Data extracted from a collection
▼

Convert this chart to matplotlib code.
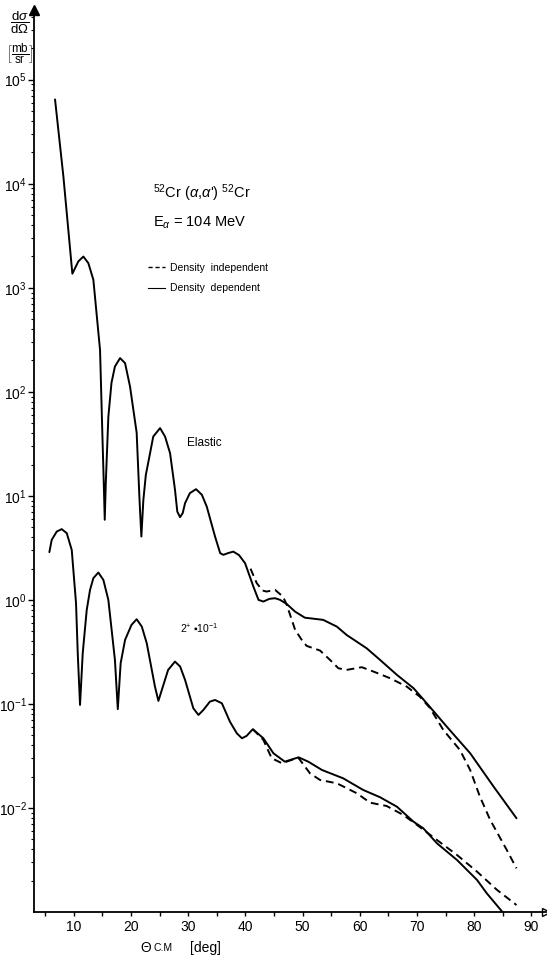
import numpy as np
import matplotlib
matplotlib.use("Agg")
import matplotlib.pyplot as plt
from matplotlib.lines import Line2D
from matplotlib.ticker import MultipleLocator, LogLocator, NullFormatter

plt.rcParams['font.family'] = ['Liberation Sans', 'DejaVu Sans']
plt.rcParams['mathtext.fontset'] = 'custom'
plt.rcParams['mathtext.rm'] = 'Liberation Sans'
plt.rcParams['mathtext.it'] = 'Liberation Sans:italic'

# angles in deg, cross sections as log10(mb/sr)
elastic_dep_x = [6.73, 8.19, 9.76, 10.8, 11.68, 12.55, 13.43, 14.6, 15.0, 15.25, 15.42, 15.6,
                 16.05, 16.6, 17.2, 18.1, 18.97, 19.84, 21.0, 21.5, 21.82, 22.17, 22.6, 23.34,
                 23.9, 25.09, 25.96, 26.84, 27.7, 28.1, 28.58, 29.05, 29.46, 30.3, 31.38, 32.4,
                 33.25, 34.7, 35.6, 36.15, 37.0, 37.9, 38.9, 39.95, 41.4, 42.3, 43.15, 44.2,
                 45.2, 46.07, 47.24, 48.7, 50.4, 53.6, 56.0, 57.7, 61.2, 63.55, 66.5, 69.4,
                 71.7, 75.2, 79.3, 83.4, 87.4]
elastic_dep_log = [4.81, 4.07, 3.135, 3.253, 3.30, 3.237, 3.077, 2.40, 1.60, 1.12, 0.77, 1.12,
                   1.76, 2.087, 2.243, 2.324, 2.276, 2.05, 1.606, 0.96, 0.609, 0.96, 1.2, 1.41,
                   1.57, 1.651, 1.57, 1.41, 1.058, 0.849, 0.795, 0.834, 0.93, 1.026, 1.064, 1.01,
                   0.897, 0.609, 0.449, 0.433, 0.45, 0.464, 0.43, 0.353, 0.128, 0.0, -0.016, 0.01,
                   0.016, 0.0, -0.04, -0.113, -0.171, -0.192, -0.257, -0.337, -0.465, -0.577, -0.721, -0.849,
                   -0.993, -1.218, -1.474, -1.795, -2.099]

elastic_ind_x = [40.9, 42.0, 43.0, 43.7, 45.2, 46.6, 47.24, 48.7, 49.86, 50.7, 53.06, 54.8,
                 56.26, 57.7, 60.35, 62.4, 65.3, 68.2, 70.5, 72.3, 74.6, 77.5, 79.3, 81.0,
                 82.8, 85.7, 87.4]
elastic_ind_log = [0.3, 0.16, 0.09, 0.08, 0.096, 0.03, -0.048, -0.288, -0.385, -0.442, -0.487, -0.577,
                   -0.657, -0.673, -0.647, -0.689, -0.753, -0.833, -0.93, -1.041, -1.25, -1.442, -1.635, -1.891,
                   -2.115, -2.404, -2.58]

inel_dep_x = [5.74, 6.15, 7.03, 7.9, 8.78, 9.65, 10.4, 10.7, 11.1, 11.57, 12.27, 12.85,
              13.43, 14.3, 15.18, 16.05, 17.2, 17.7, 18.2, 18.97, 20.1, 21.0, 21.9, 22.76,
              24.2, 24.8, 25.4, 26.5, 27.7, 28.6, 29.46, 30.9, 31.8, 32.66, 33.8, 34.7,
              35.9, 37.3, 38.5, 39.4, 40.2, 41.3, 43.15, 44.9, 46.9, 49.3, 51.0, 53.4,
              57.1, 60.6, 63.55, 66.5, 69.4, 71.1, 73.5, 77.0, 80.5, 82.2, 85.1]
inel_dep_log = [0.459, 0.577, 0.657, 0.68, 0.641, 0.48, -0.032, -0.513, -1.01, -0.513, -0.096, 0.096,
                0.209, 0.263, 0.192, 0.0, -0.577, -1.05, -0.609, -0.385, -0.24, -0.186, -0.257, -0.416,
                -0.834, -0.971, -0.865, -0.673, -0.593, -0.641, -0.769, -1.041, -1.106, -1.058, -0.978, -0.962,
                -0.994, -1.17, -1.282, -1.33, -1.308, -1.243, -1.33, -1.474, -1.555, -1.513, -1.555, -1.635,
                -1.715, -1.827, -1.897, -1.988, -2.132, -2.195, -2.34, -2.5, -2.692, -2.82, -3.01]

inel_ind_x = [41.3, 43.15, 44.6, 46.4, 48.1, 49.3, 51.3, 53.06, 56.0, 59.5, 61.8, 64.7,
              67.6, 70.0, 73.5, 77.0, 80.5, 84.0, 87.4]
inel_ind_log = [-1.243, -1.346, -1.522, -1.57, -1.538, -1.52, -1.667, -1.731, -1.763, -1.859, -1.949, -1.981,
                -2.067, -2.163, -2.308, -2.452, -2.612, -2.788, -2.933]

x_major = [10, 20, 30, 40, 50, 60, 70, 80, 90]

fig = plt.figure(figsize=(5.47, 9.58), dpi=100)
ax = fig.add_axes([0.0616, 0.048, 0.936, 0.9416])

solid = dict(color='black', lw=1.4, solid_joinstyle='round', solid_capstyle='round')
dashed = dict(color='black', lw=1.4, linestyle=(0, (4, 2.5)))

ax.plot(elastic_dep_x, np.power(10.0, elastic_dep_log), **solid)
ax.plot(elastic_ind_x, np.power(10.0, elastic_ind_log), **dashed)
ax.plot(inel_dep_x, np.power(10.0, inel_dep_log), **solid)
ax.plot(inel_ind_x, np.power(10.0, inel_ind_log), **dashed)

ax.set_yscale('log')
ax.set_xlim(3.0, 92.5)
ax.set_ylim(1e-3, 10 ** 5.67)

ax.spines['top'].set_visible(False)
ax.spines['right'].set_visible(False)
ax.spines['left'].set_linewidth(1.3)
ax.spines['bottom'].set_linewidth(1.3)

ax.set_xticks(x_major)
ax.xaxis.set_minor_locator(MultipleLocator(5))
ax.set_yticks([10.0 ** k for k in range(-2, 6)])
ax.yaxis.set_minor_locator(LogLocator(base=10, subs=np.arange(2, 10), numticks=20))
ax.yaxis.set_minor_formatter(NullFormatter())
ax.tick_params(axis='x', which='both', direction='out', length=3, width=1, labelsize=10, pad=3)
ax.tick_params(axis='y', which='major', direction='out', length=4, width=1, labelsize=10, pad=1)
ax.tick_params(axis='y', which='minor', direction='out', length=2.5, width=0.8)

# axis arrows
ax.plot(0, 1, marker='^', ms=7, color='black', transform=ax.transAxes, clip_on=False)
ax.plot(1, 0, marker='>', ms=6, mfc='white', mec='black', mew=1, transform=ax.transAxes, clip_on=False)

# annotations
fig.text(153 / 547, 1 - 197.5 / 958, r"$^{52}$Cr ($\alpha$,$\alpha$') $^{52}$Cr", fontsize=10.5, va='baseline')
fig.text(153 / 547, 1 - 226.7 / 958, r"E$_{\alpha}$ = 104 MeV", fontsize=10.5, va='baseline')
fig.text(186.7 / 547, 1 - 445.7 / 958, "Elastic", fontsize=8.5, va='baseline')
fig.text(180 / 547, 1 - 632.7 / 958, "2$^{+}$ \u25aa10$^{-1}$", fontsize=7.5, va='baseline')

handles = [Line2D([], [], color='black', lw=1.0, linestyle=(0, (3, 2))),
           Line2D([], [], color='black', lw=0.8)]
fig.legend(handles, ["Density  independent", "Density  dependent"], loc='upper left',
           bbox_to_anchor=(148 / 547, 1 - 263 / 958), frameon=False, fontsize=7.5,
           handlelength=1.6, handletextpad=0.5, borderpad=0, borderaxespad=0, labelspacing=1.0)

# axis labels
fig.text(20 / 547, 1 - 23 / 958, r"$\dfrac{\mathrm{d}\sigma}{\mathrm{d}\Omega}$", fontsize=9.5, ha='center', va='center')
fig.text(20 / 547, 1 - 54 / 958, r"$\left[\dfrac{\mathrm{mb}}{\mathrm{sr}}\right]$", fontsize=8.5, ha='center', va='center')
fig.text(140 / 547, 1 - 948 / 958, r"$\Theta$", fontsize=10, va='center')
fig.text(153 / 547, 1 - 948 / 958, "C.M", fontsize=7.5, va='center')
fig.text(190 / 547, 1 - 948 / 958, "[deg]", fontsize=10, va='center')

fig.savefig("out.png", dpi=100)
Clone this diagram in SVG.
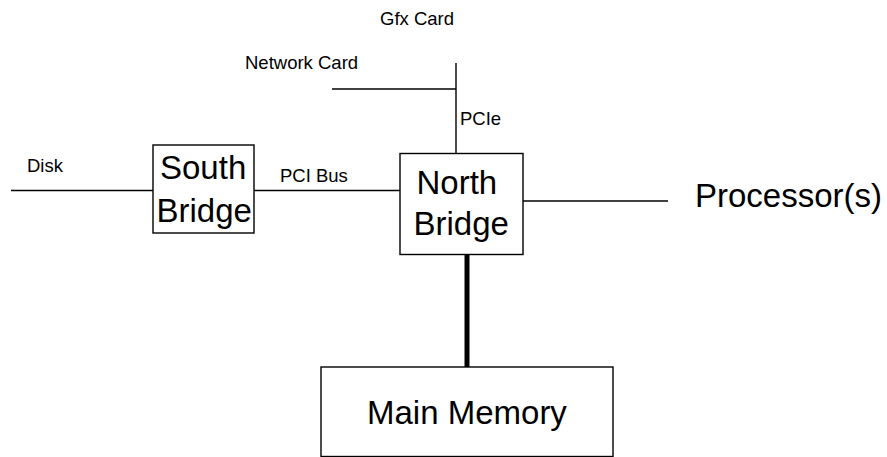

▲

**The task:**
Repeat, with no pictures, each line from the beginning of the data through the line containing "plt.rcParams['mathtext.it'] = 'Liberation", inclusive.

**Output of the exercise:**
Convert this chart to matplotlib code.
import numpy as np
import matplotlib
matplotlib.use("Agg")
import matplotlib.pyplot as plt
from matplotlib.lines import Line2D
from matplotlib.ticker import MultipleLocator, LogLocator, NullFormatter

plt.rcParams['font.family'] = ['Liberation Sans', 'DejaVu Sans']
plt.rcParams['mathtext.fontset'] = 'custom'
plt.rcParams['mathtext.rm'] = 'Liberation Sans'
plt.rcParams['mathtext.it'] = 'Liberation Sans:italic'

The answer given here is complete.